11.362,05 tenendo conto della fattura versata in atti emessa il (OMISSIS) dall’impresa Russo costruzione e, a dire della corte di merito, non contestata. Piuttosto, ritiene il ricorrente non risulta vero che la fattura delle riparazioni non sarebbe stata contestata in quanto nella parte finale del verbale di udienza del 9 aprile 2002 il procuratore dell’impresa Lo Conte impugnava la documentazione prodotta, laddove è affermato "impugna la documentazione (fattura) prodotta e si oppone alla sua ammissibilità, contesta la quantificazione dell’opera eseguita da controparte", adducendo che, anche, il CTU nella prima relazione escludeva l’esistenza di danni nell’appartamento sottostante.

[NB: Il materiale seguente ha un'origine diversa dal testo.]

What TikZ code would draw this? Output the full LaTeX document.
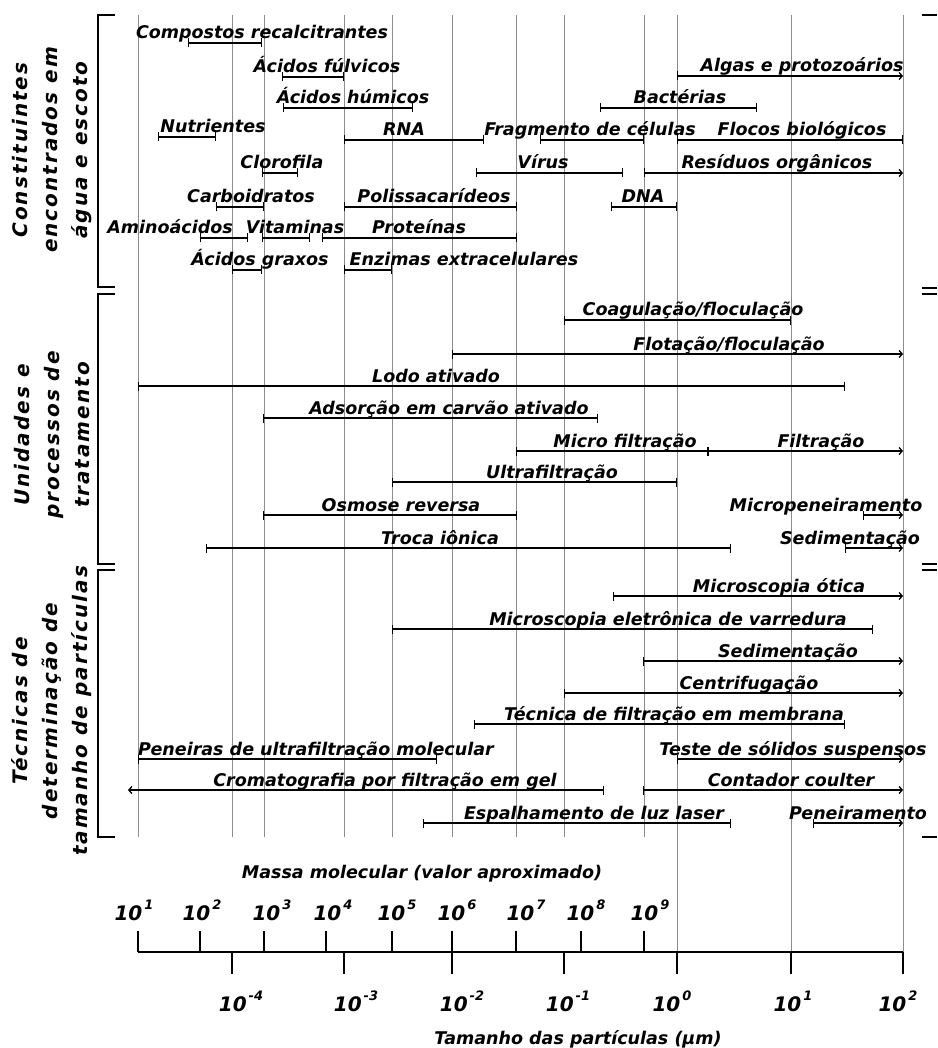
\documentclass[tikz,border=0pt]{standalone}
\usepackage{fontspec}
\setmainfont{DejaVu Sans}
\newfontfamily\sidefam{DejaVu Sans}[LetterSpace=10]
\usetikzlibrary{arrows.meta}

\newcommand\lblfont{\fontsize{17.5}{20}\selectfont\bfseries\itshape}
\newcommand\pw[1]{10\hspace{2pt}\raisebox{11pt}{\fontsize{13}{13}\selectfont #1}}

\tikzset{
  gline/.style={black!45, line width=0.9pt},
  rng/.style={line width=1.3pt, {Bar[width=9pt]}-{Bar[width=9pt]}},
  rngr/.style={line width=1.3pt, {Bar[width=9pt]}-{Straight Barb[length=3pt,width=7pt]}},
  rngl/.style={line width=1.3pt, {Straight Barb[length=3pt,width=7pt]}-{Bar[width=9pt]}},
  lbl/.style={font=\lblfont, anchor=base, inner sep=0pt},
  side/.style={font=\sidefam\fontsize{20}{30}\selectfont\bfseries\itshape,
    rotate=90, align=center, inner sep=0pt},
  brk/.style={line width=1.3pt},
  tick/.style={line width=1.2pt},
  num/.style={font=\fontsize{20}{20}\selectfont\bfseries\itshape, anchor=base, inner sep=0pt}
}

\begin{document}
\begin{tikzpicture}[x=1pt, y=-1pt]
    \useasboundingbox (0,0) rectangle (937,1048);

    % grid lines
    \foreach \x in {138,232,264,344,392,452,516,564,644}
        \draw[gline] (\x,15) -- (\x,837);
    \foreach \x in {677,791,903}
        \draw[gline] (\x,15) -- (\x,952);

    % brackets, left and right
    \draw[brk] (115,15) -| (98,287) -- (115,287);
    \draw[brk] (115,294) -| (98,564) -- (115,564);
    \draw[brk] (115,570) -| (98,837) -- (115,837);
    \foreach \y in {15,288,294,564,570,837}
        \draw[brk] (922,\y) -- (937,\y);

    % group titles
    \node[side] (g1) at (52,150) {Constituintes\\encontrados em\\água e escoto};
    \node[side] (g2) at (52,435) {Unidades e\\processos de\\tratamento};
    \node[side] (g3) at (52,711) {Técnicas de\\determinação de\\tamanho de partículas};

    % ranges with a bar at both ends: name/from/to/y/label x/label
    \foreach \n/\xa/\xb/\yy/\xt/\txt in {
        cr/188/262/43/262/Compostos recalcitrantes,
        af/282/344/77/327/Ácidos fúlvicos,
        ah/283/413/108/353/Ácidos húmicos,
        ba/600/757/108/680/Bactérias,
        nu/158/216/137/213/Nutrientes,
        rna/344/484/140/404/RNA,
        fc/540/644/140/590/Fragmento de células,
        fb/677/903/140/802/Flocos biológicos,
        cl/262/298/173/282/Clorofila,
        vi/476/623/173/543/Vírus,
        ca/216/264/207/251/Carboidratos,
        po/344/517/207/434/Polissacarídeos,
        dna/611/677/207/643/DNA,
        am/200/248/238/170/Aminoácidos,
        vt/262/310/238/295/Vitaminas,
        pr/322/517/238/419/Proteínas,
        ag/232/262/270/260/Ácidos graxos,
        en/344/392/270/464/Enzimas extracelulares,
        cf/564/791/320/693/{Coagulação/floculação},
        la/138/845/386/436/Lodo ativado,
        ad/263/598/418/449/Adsorção em carvão ativado,
        mf/516/708/451/625/Micro filtração,
        uf/392/677/482/552/Ultrafiltração,
        or/263/517/515/401/Osmose reversa,
        ti/206/731/548/440/Troca iônica,
        me/392/873/629/668/Microscopia eletrônica de varredura,
        tf/474/845/724/674/Técnica de filtração em membrana,
        pu/138/437/759/316/Peneiras de ultrafiltração molecular,
        el/423/731/823/594/Espalhamento de luz laser} {
        \coordinate (a\n) at (\xa,\yy);
        \coordinate (b\n) at (\xb,\yy);
        \draw[rng] (a\n) -- (b\n);
        \node[lbl] (t\n) at (\xt,\yy-4) {\txt};
    }

    % ranges open to the right
    \foreach \n/\xa/\xb/\yy/\xt/\txt in {
        al/677/903/76/802/Algas e protozoários,
        ro/644/903/173/777/Resíduos orgânicos,
        ff/452/903/354/729/{Flotação/floculação},
        fi/708/903/451/821/Filtração,
        mp/863/903/515/826/Micropeneiramento,
        se/845/903/548/850/Sedimentação,
        mo/613/903/596/779/Microscopia ótica,
        sd/643/903/661/788/Sedimentação,
        ce/564/903/693/749/Centrifugação,
        ts/677/903/759/793/Teste de sólidos suspensos,
        cc/643/903/790/791/Contador coulter,
        pe/813/903/823/858/Peneiramento} {
        \coordinate (a\n) at (\xa,\yy);
        \coordinate (b\n) at (\xb,\yy);
        \draw[rngr] (a\n) -- (b\n);
        \node[lbl] (t\n) at (\xt,\yy-4) {\txt};
    }

    % range open to the left
    \coordinate (acg) at (128,790);
    \coordinate (bcg) at (604,790);
    \draw[rngl] (acg) -- (bcg);
    \node[lbl] (tcg) at (385,786) {Cromatografia por filtração em gel};

    % scales
    \draw[tick] (138,952) -- (903,952);
    \foreach \x in {138,200,264,326,392,452,516,581,644}
        \draw[tick] (\x,931) -- (\x,952);
    \foreach \x in {232,344,452,564,677,791,903}
        \draw[tick] (\x,952) -- (\x,974);

    \node[lbl] (mm) at (422,878) {Massa molecular (valor aproximado)};
    \foreach \x/\e in {134/1,202/2,272/3,333/4,397/5,457/6,526/7,586/8,650/9}
        \node[num] (m\e) at (\x,920) {\pw{\e}};

    \foreach \x/\e/\k in {241/-4/a,356/-3/b,462/-2/c,568/-1/d,672/0/e,793/1/f,898/2/g}
        \node[num] (s\k) at (\x,1011) {\pw{\e}};
    \node[lbl] (ts) at (578,1044) {Tamanho das partículas (μm)};
\end{tikzpicture}
\end{document}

3.1. Anche questo motivo non coglie nel segno e non può essere accolto perchè quanto riportato nel verbale di udienza indicato da L.C. non integrava gli estremi di una vera e propria contestazione della fattura, di cui si dice, considerato che non veniva censurato il contenuto, nè venivano evidenziati elementi che avrebbero potuto smentire la valenza probatoria del documento contabile.

In definitiva, il ricorso va rigettato e il ricorrente, in ragione del principio di soccombenza ex art. 91 c.p.c., condannato al pagamento delle spese del presente giudizio di cassazione, così come verranno liquidate con il dispositivo.

P.Q.M.

La Corte rigetta il ricorso e condanna il ricorrente al pagamento delle spese del presente giudizio di cassazione che liquida in Euro.

2000,00, oltre Euro. 200,00 per esborsi e, oltre, spese generali ed accessori come per legge.

Testo non ufficiale. La sola stampa del bollettino ufficiale ha carattere legale.